Quand un bâtiment est climatisé, il faut vérifier la composition des parois, et s’il y a des matériaux sensibles qui sont dans un espace sensible.
C’est peut-être une invitation à ne pas trop refroidir le bâtiment l’été, être raisonnable sur la différence de température entre l’intérieur et l’extérieur, et gérer la quantité de vapeur d’eau à l’intérieur.
Les centrales de traitement de l’air et les systèmes de ventilation / brumisation pour apporter du frais sont préférables à des systèmes de climatisation.
Dans le contexte du réchauffement climatique, avec des températures estivales pouvant atteindre 40 °C et un confort intérieur recherché autour de 24 °C, quelle solution est la plus adaptée pour la gestion de la vapeur d’eau dans les parois ?
Pour des bâtiments climatisés, la membrane hygrovariable ou membrane orientée est une très bonne solution car elle permet d’empêcher la vapeur d’eau de rentrer dans les parois et n’empêche pas la paroi intérieure de sécher.
Quid des isolants biosourcés en ITI ?
La technique la plus séduisante en ITI est la ouate de cellulose car elle est réellement hygroscopique et très capillaire, et pour aller plus loin, on peut même s’orienter sur la ouate de cellulose en projeté humide.
Les industriels ne mettent pas vraiment en avant cette technique de projeté humide car cela apporte de nombreuses contraintes et nécessite des professionnels très compétents et formés sur la technique.
Il y a d’autres matériaux très adaptés qui sont cependant accompagnés d’avis techniques qui demandent dans la très grande majorité des cas la mise en place d’un pare-vapeur, et cela est une erreur !
Dans les techniques qui peuvent convenir, il y a également le béton de chanvre (voir Bulle #16 : Isolants biosourcés : mythes et réalités), il est pertinent en ITI en réhabilitation car il est très capillaire, il permet donc un assèchement aisé côté intérieur.
Qu’en est-il de l’utilisation des OSB (étanchéité à l’air, frein vapeur, projets PassivHaus, habitudes d’utilisation en Belgique/Allemagne différentes…) ?
En France, nous avons pris l’habitude de mettre l’OSB côté extérieur dans des parois bois.

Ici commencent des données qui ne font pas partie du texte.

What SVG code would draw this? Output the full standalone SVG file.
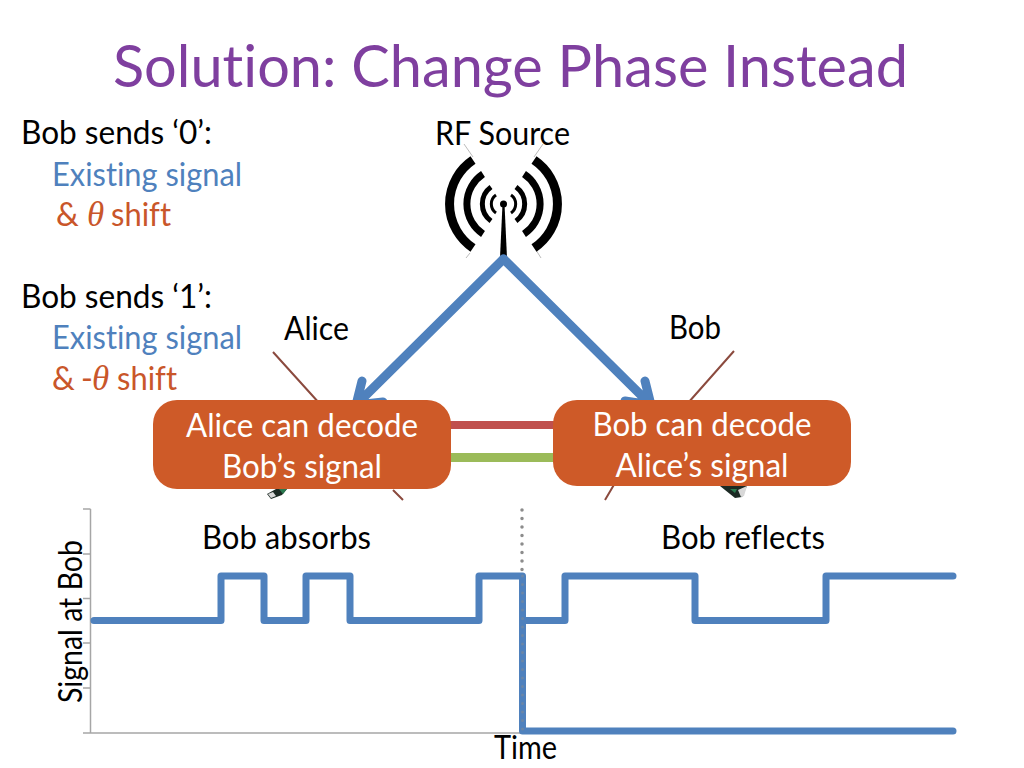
<svg xmlns="http://www.w3.org/2000/svg" width="1024" height="768" viewBox="0 0 1024 768">
<style>
text{font-family:"Lato","Open Sans","Noto Sans",sans-serif;font-size:32px;fill:#000;font-variant-ligatures:none}
.blue{fill:#4f81bd}
.org{fill:#c9562a}
.th{font-family:"Liberation Serif",serif;font-style:italic;font-size:35px}
.box{fill:#ce5a28;stroke:none}
.wt{fill:#fff;text-anchor:middle}
.sig{fill:none;stroke:#4f81bd;stroke-width:7;stroke-linejoin:round;stroke-linecap:round}
.ax{stroke:#a6a6a6;stroke-width:1.5;fill:none}
.arc{fill:none;stroke:#000}
.thin{stroke:#bbb;stroke-width:1;fill:none}
.brown{stroke:#8b4a3e;stroke-width:2;fill:none}
.arr{fill:none;stroke:#4f81bd;stroke-width:9;stroke-linecap:round;stroke-linejoin:round}
</style>
<rect width="1024" height="768" fill="#fff"/>
<text id="title" x="113" y="87" style="font-size:59px;fill:#7f3f9f" textLength="795" lengthAdjust="spacingAndGlyphs">Solution: Change Phase Instead</text>
<g id="legend">
<text x="21" y="144" textLength="191" lengthAdjust="spacingAndGlyphs">Bob sends ‘0’:</text>
<text class="blue" x="52" y="186" textLength="190" lengthAdjust="spacingAndGlyphs">Existing signal</text>
<text class="org" x="56" y="226">&amp;</text>
<text class="org th" x="87" y="226">θ</text>
<text class="org" x="111" y="226" textLength="60" lengthAdjust="spacingAndGlyphs">shift</text>
<text x="21" y="308" textLength="191" lengthAdjust="spacingAndGlyphs">Bob sends ‘1’:</text>
<text class="blue" x="52" y="349" textLength="190" lengthAdjust="spacingAndGlyphs">Existing signal</text>
<text class="org" x="52" y="390">&amp;</text>
<text class="org" x="81" y="390">-</text>
<text class="org th" x="92" y="390">θ</text>
<text class="org" x="117" y="390" textLength="60" lengthAdjust="spacingAndGlyphs">shift</text>
</g>
<g id="rf-source">
<path class="thin" d="M464 144L473 157M543 144L534 157M470 253L466 258M536 250L541 258"/>
<path class="arc" stroke-width="9" d="M473 160A53 53 0 0 0 473 248M534 160A53 53 0 0 1 534 248"/>
<path class="arc" stroke-width="7" d="M483 174A36 36 0 0 0 483 234M524 174A36 36 0 0 1 524 234"/>
<path class="arc" stroke-width="5" d="M491 187A21 21 0 0 0 491 221M516 187A21 21 0 0 1 516 221"/>
<path class="arc" stroke-width="3" d="M496 195A11 11 0 0 0 496 213M511 195A11 11 0 0 1 511 213"/>
<circle cx="503.500" cy="204" r="3.500"/>
<path d="M502.500 204H504.500L507 258H500Z"/>
<text x="435" y="145" textLength="135" lengthAdjust="spacingAndGlyphs">RF Source</text>
</g>
<g id="connectors">
<path class="arr" d="M503.500 259L356 405M362 381L356 405L383 402"/>
<path class="arr" d="M503.500 259L651 405M645 381L651 405L625 401"/>
<path class="brown" d="M273 352L320 404M393 490L403 500M734 351L688 403M615 483L605 500"/>
<rect x="445" y="421" width="115" height="8" fill="#c0504d"/>
<rect x="445" y="453" width="115" height="9" fill="#9bbb59"/>
</g>
<g id="alice-device"><path d="M267 494L276 489H287L282 495L271 499Z" fill="#1c2a24"/><path d="M268 494L273 492L276 496L271 498Z" fill="#d8d8d8"/><path d="M279 489H287L283 494Z" fill="#2a7a50"/></g>
<g id="bob-device"><path d="M720 486H747L742 497L735 498Z" fill="#1c2a24"/><path d="M738 490L747 486L744 496L741 497Z" fill="#d8d8d8"/><path d="M730 489H737L735 493Z" fill="#2a7a50"/></g>
<g id="alice-box">
<rect class="box" x="153" y="400" width="298" height="89" rx="24"/>
<text class="wt" x="302" y="437" textLength="232" lengthAdjust="spacingAndGlyphs">Alice can decode</text>
<text class="wt" x="302" y="478" textLength="160" lengthAdjust="spacingAndGlyphs">Bob’s signal</text>
</g>
<g id="bob-box">
<rect class="box" x="553" y="400" width="298" height="86" rx="24"/>
<text class="wt" x="702" y="436" textLength="219" lengthAdjust="spacingAndGlyphs">Bob can decode</text>
<text class="wt" x="702" y="477" textLength="173" lengthAdjust="spacingAndGlyphs">Alice’s signal</text>
</g>
<text id="alice-label" x="284" y="340" textLength="65" lengthAdjust="spacingAndGlyphs">Alice</text>
<text id="bob-label" x="669" y="339" textLength="52" lengthAdjust="spacingAndGlyphs">Bob</text>
<g id="chart">
<path class="ax" d="M90.500 509V733M83 509H90.500M83 554H90.500M83 598.500H90.500M83 643H90.500M83 688H90.500M83 733H522"/>
<path d="M522 510V730" fill="none" stroke="#8c8c8c" stroke-width="3.500" stroke-linecap="round" stroke-dasharray="0 8.500"/>
<path class="sig" d="M94 620.500H221V576H264V620.500H306V576H350V620.500H479V576H522.500V731H953"/>
<path class="sig" d="M525 620.500H565V576H695V620.500H826V576H953"/>
<path d="M522.500 576V731" fill="none" stroke="#8c8c8c" stroke-width="3" stroke-dasharray="0 8.500" stroke-linecap="round" opacity=".45"/>
<text x="202" y="549" textLength="169" lengthAdjust="spacingAndGlyphs">Bob absorbs</text>
<text x="661" y="549" textLength="164" lengthAdjust="spacingAndGlyphs">Bob reflects</text>
<text x="494" y="759" textLength="63" lengthAdjust="spacingAndGlyphs">Time</text>
<text transform="translate(82 703) rotate(-90)" x="0" y="0" textLength="163" lengthAdjust="spacingAndGlyphs">Signal at Bob</text>
</g>
</svg>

L’OSB n’est pas vraiment fermé à la vapeur d’eau mais il n’est pas très ouvert à la vapeur d’eau, donc vis-à-vis de notre problématique du jour, la place de l’OSB est plutôt côté intérieur, ce qui est le cas dans de nombreux pays, mais cela nécessite que les entreprises réorganisent leurs façons de travailler.
L’OSB peut faire l’étanchéité à l’air s’il est posé avec grand soin et si on met de l’adhésif sur les jonctions entre les panneaux. En construction passive, certains optent aussi pour l’ajout d’une membrane même quand il y a un OSB côté intérieur scotché avec de l’adhésif.
Que faire lorsque le bureau d’études ou bureau de contrôle nous impose la mise en place d’un pare-vapeur ?
La logique du pare-vapeur se tient si le pare-vapeur est posé de manière impeccable et garde son intégrité dans le temps.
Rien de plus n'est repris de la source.